Christina Hoff Sommers writes: "Gender feminists have been influential in the academy far beyond their numbers because ... they treat opposition to their exotic standpoint as opposition to the cause of women."
Rooke is right about "stipends" though. We are the "temps" of academia. I was teaching for love not money. My course was well received. Normally, I could expect to teach again, as I did before inventing the board game Scruples in 1984.
Generally, my students found my course stimulating. Many e-mailed support or spoke to me. A female student told the chairman that I was being treated unfairly. She wrote me:
"I do not agree with the measures some of my classmates are taking ..I thoroughly enjoy your class and like the heated conversation that takes place.
.... In university I would hope students would be mature enough to accept a professor expressing a controversial opinion, even if it is not 'politically correct.' You should have the freedom to say what you believe. If I was being forced to agree with the professor, that would be wrong. This was not the case."
In an anonymous evaluation, another student wrote that the course "challenged me in a lot of ways where I did not usually push myself. I find the spiritual themes... helpful and motivating. Often after a lecture or discussion I spend time in self reflection."
Another female student wrote, "I have never had a professor so thoroughly encourage EVERYONE to express their opinions, especially those that were different from your own... I am shocked, disappointed and very surprised that the university has taken this radical course of action. Do they not even care to hear the opinions of the rest of the class...?"
Other female students said I gave them intellectual support for taking a more traditional feminine role.
I mentioned this controversy to another professor in the department. He told me he teaches from a feminist perspective. I asked if he also gave a non feminist view.
"I didn't know there was one," he replied.
This is the way it is at the University of Winnipeg. There are dozens of professors who teach gender feminism, the oppression of women by men. The one part-timer (me) that presented an alternative is gone.
Trends in enrollment at the University of Winnipeg suggest it is dedicated to the empowerment of women at the expense of men.
Female students outnumber males by almost two to one. In 1999, there were 2701 full time female students and 1553 males. It's approximately one to one at the University of Manitoba.

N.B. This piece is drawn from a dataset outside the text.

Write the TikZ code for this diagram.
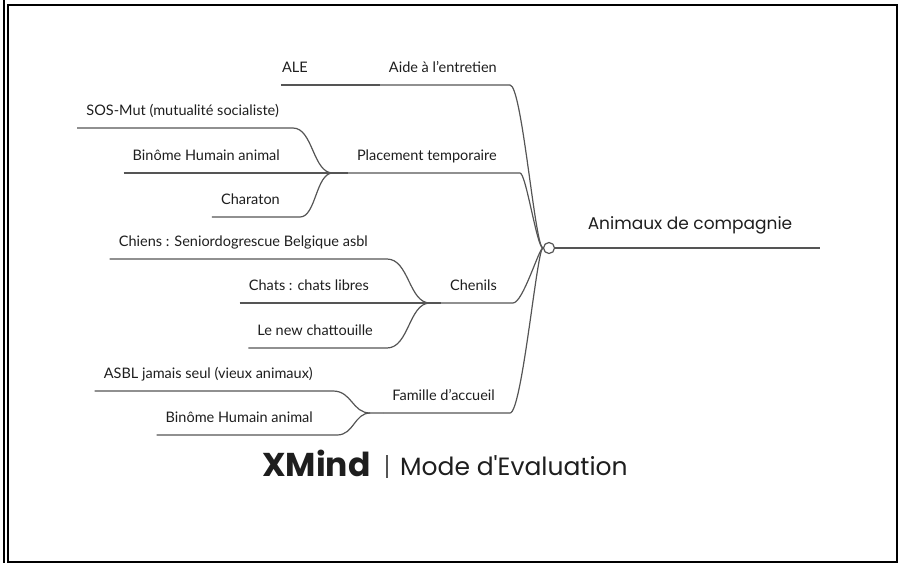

Comparing apples with apples (arts and science faculties only), the University of Winnipeg is 62% female while Manitoba is 52%.
Male enrollment at the University of Winnipeg has been dropping by an average of over 100 students every year for the last three years. It has dropped 18 per cent since 1996. Women received 80% of the 288 Entrance Scholarships awarded by the University of Winnipeg in 1999-2000.
Men cannot fulfill their role as providers without an education. The agenda of the University of Winnipeg is to make women independent, and men redundant as providers.
The university is a publicly funded body, dedicated to teaching and learning.
It should not be controlled by people who believe that all human experience is a masculine conspiracy to exploit women. Should educators be permitted to throw out the cultural heritage of mankind because it is "patriarchal"?
This is happening at the University of Winnipeg.